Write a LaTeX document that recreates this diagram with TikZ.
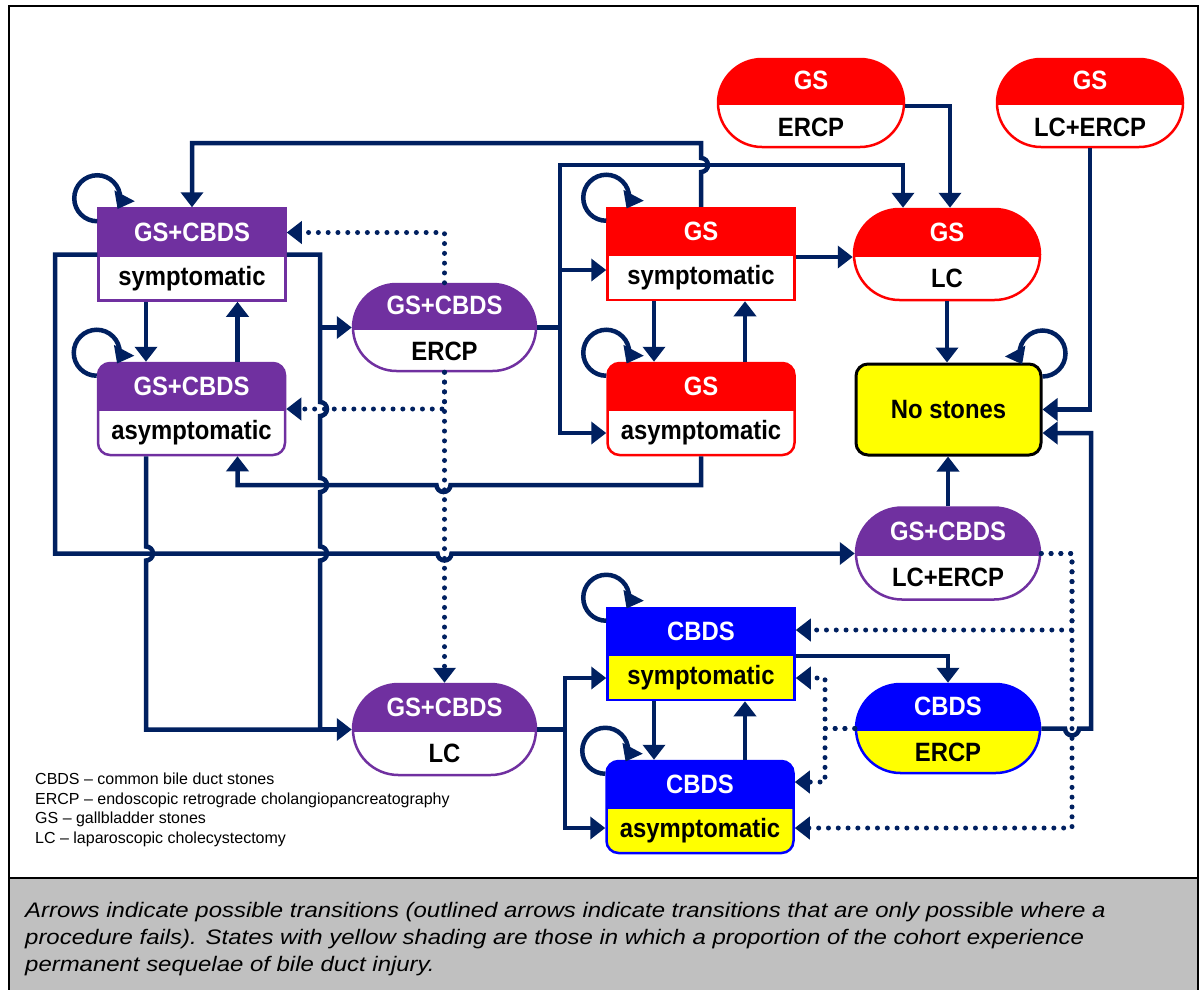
\documentclass[tikz,border=0pt]{standalone}
\usepackage{fontspec}
\setmainfont{Liberation Sans}
\newfontfamily\nodefont[FakeStretch=0.9]{Liberation Sans}
\newfontfamily\capfont[FakeStretch=1.14]{Liberation Sans}
\usetikzlibrary{arrows.meta,shapes.misc}
\definecolor{navyc}{HTML}{002060}
\definecolor{purp}{HTML}{7030A0}
\definecolor{redc}{HTML}{FF0000}
\definecolor{bluec}{HTML}{0000FF}
\definecolor{yel}{HTML}{FFFF00}
\definecolor{capg}{HTML}{C0C0C0}
\tikzset{
  nbase/.style={line width=2.5pt, inner sep=0pt, minimum width=187pt, minimum height=92pt},
  sq/.style={nbase, rectangle},
  rr/.style={nbase, rectangle, rounded corners=12pt},
  st/.style={nbase, rounded rectangle},
  hdr/.style={path picture={\fill[#1, sharp corners] ([xshift=-8pt,yshift=8pt]path picture bounding box.north west) rectangle ([xshift=8pt,yshift=-2pt]path picture bounding box.east);}},
  htxt/.style={text=white, font=\nodefont\bfseries\fontsize{26.5}{28}\selectfont, inner sep=0pt},
  btxt/.style={text=black, font=\nodefont\bfseries\fontsize{26.5}{28}\selectfont, inner sep=0pt},
  legtxt/.style={font=\fontsize{16}{19}\selectfont, inner sep=0pt, anchor=base west},
  captxt/.style={font=\capfont\itshape\fontsize{21}{27}\selectfont, inner sep=0pt, anchor=base west},
  conline/.style={draw=navyc, line width=4.5pt},
  con/.style={conline, -{Triangle[width=22pt,length=15pt]}},
  dotl/.style={draw=navyc, line width=5pt, line cap=round, dash pattern=on 0pt off 9.8pt},
  dotc/.style={dotl, -{Triangle[width=22pt,length=15pt]}},
}
\newcommand{\mkstate}[6]{%
  \node[#2, hdr=#4] (#1) at (#3) {};
  \node[htxt] (#1-h) at ([yshift=22.5pt]#1.center) {#5};
  \node[btxt] (#1-b) at ([yshift=-24pt]#1.center) {#6};
}
\newcommand{\loopL}[1]{\draw[con] ([yshift=-14pt]#1.north west) arc[start angle=90, end angle=388, radius=23];}
\newcommand{\loopR}[1]{\draw[con] ([yshift=-14pt]#1.north east) arc[start angle=90, end angle=-208, radius=23];}
\begin{document}
\begin{tikzpicture}[x=1pt, y=-1pt]
\useasboundingbox (0,0) rectangle (1202,989);
% frame and caption area
\fill[capg] (9,879) rectangle (1198,995);
\draw[line width=2.5pt] (9,6) rectangle (1198,1000);
\draw[line width=2.5pt] (9,878) -- (1198,878);

% states
\mkstate{psym}{sq, draw=purp, fill=white}{192,254.5}{purp}{GS+CBDS}{symptomatic}
\mkstate{pasym}{rr, draw=purp, fill=white}{191.5,409}{purp}{GS+CBDS}{asymptomatic}
\mkstate{pERCP}{st, draw=purp, fill=white, minimum width=183pt, minimum height=87pt}{444.5,327.5}{purp}{GS+CBDS}{ERCP}
\mkstate{gsym}{sq, draw=redc, fill=white}{701,254}{redc}{GS}{symptomatic}
\mkstate{gasym}{rr, draw=redc, fill=white}{701,409}{redc}{GS}{asymptomatic}
\mkstate{gERCP}{st, draw=redc, fill=white, minimum width=186pt, minimum height=88pt}{811,103}{redc}{GS}{ERCP}
\mkstate{gLCERCP}{st, draw=redc, fill=white, minimum width=186pt, minimum height=88pt}{1090,103}{redc}{GS}{LC+ERCP}
\mkstate{gLC}{st, draw=redc, fill=white, minimum width=186pt, minimum height=91pt}{947,254.5}{redc}{GS}{LC}
\mkstate{pLCERCP}{st, draw=purp, fill=white, minimum width=184pt, minimum height=92pt}{948,553.5}{purp}{GS+CBDS}{LC+ERCP}
\mkstate{csym}{sq, draw=bluec, fill=yel}{701,654}{bluec}{CBDS}{symptomatic}
\mkstate{casym}{rr, draw=bluec, fill=yel}{700,807}{bluec}{CBDS}{asymptomatic}
\mkstate{cERCP}{st, draw=bluec, fill=yel, minimum width=184pt, minimum height=89pt}{948,728.5}{bluec}{CBDS}{ERCP}
\mkstate{pLC}{st, draw=purp, fill=white, minimum width=183pt, minimum height=91pt}{444.5,729.5}{purp}{GS+CBDS}{LC}
\node[rr, draw=black, line width=3pt, fill=yel, minimum width=185pt, minimum height=91pt] (nost) at (948.5,409.5) {};
\node[btxt] (nost-t) at (nost.center) {No stones};

% self loops
\loopL{psym}
\loopL{pasym}
\loopL{gsym}
\loopL{gasym}
\loopL{csym}
\loopL{casym}
\loopR{nost}

% GS+CBDS symptomatic <-> asymptomatic
\draw[con] ([xshift=-46pt]psym.south) -- ([xshift=-46pt]psym.south |- pasym.north);
\draw[con] ([xshift=46pt]pasym.north) -- ([xshift=46pt]pasym.north |- psym.south);

% GS symptomatic -> GS+CBDS symptomatic (top route, hop)
\draw[con] (gsym.north) -- (701,172) arc[start angle=90, end angle=-90, radius=7] -- (701,143) -| (psym.north);

% GS+CBDS ERCP fan
\coordinate (jE) at (560,327.5);
\draw[conline] (pERCP.east) -- (jE);
\draw[con] (jE) |- ([yshift=-16pt]gsym.west);
\draw[con] (jE) |- ([yshift=-24pt]gasym.west);
\draw[con] (jE) -- (560,165) -| ([xshift=-44pt]gLC.north);

% GS ERCP -> GS LC
\draw[con] ([yshift=-3pt]gERCP.east) -| ([xshift=3pt]gLC.north);
% GS LC+ERCP -> No stones
\draw[con] (gLCERCP.south) |- (nost.east);
% GS sym -> GS LC
\draw[con] ([yshift=-3pt]gsym.east) -- ([yshift=-3pt]gsym.east -| gLC.west);
% GS LC -> No stones
\draw[con] (gLC.south) -- (gLC.south |- nost.north);
% GS sym <-> asym
\draw[con] ([xshift=-47pt]gsym.south) -- ([xshift=-47pt]gsym.south |- gasym.north);
\draw[con] ([xshift=44pt]gasym.north) -- ([xshift=44pt]gasym.north |- gsym.south);
% GS asym -> GS+CBDS asym
\draw[con] (gasym.south) -- (701,485) -- (450.5,485) arc[start angle=0, end angle=180, radius=7] -| ([xshift=46pt]pasym.south);

% GS+CBDS sym -> GS+CBDS LC+ERCP (left route)
\draw[con] (psym.west) -- (55,254.5) -- (55,553.5) -- (437.5,553.5) arc[start angle=180, end angle=0, radius=7] -- (pLCERCP.west);

% GS+CBDS sym -> ERCP and LC (x=320)
\draw[conline] (psym.east) -- (320,254.5) -- (320,402) arc[start angle=-90, end angle=90, radius=7] -- (320,478) arc[start angle=-90, end angle=90, radius=7] -- (320,546.5) arc[start angle=-90, end angle=90, radius=7] -- (320,729.5);
\draw[con] (320,327.5) -- (pERCP.west);
% GS+CBDS asym -> LC (x=146)
\draw[conline] ([xshift=-45.5pt]pasym.south) -- (146,546.5) arc[start angle=-90, end angle=90, radius=7] -- (146,729.5) -- (320,729.5);
\draw[con] (320,729.5) -- (pLC.west);

% dotted from GS+CBDS ERCP
\draw[dotc] (pERCP.north) |- ([yshift=22pt]psym.east);
\draw[dotc] (pERCP.south) -- (pLC.north);
\draw[dotc] (pERCP.south) |- (pasym.east);

% GS+CBDS LC fan
\coordinate (jC) at (565,729.5);
\draw[conline] (pLC.east) -- (jC);
\draw[con] (jC) |- ([yshift=-24pt]csym.west);
\draw[con] (jC) |- ([yshift=-21pt]casym.west);

% CBDS sym <-> asym
\draw[con] ([xshift=-47pt]csym.south) -- ([xshift=-47pt]csym.south |- casym.north);
\draw[con] ([xshift=45pt]casym.north) -- ([xshift=45pt]casym.north |- csym.south);
% CBDS sym -> CBDS ERCP
\draw[con] ([yshift=-2pt]csym.east) -| (cERCP.north);
% CBDS ERCP -> No stones
\draw[con] (cERCP.east) -- (1065,728.5) arc[start angle=180, end angle=0, radius=7] -- (1091,728.5) -- (1091,433) -- ([yshift=-23.5pt]nost.east);
% GS+CBDS LC+ERCP -> No stones
\draw[con] (pLCERCP.north) -- (pLCERCP.north |- nost.south);

% dotted from GS+CBDS LC+ERCP
\draw[dotc] (pLCERCP.east) -- (1072,553.5) |- ([yshift=-21pt]casym.east);
\draw[dotc] (pLCERCP.east) -- (1072,553.5) |- ([yshift=24pt]csym.east);
% dotted from CBDS ERCP
\draw[dotc] (cERCP.west) -- (825,728.5) |- ([yshift=-24pt]csym.east);
\draw[dotc] (cERCP.west) -- (825,728.5) |- ([yshift=25pt]casym.east);

% legend
\node[legtxt] (leg1) at (35,784) {CBDS – common bile duct stones};
\node[legtxt] (leg2) at (35,804) {ERCP – endoscopic retrograde cholangiopancreatography};
\node[legtxt] (leg3) at (35,823.5) {GS – gallbladder stones};
\node[legtxt] (leg4) at (35,843) {LC – laparoscopic cholecystectomy};

% caption
\node[captxt] (cap1) at (25,917) {Arrows indicate possible transitions (outlined arrows indicate transitions that are only possible where a};
\node[captxt] (cap2) at (25,944) {procedure fails). States with yellow shading are those in which a proportion of the cohort experience};
\node[captxt] (cap3) at (25,971) {permanent sequelae of bile duct injury.};
\end{tikzpicture}
\end{document}
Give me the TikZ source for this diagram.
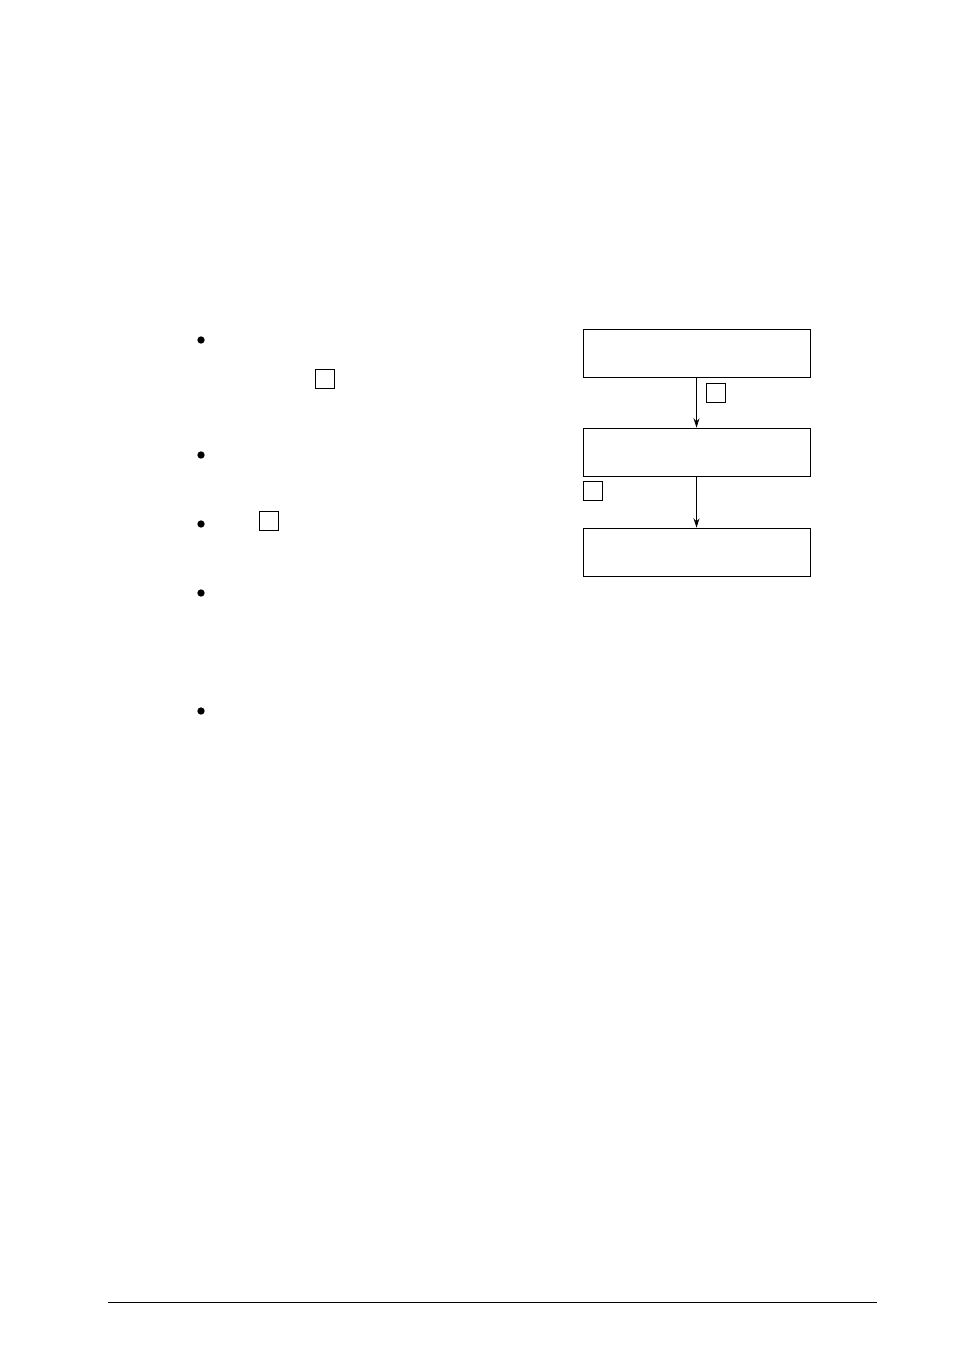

- GOAL -
Each line in the listing above that contains "diagram" should be copied.

- TASK RESPONSE -
Write a LaTeX document that recreates this diagram with TikZ.
Give me the TikZ source for this diagram.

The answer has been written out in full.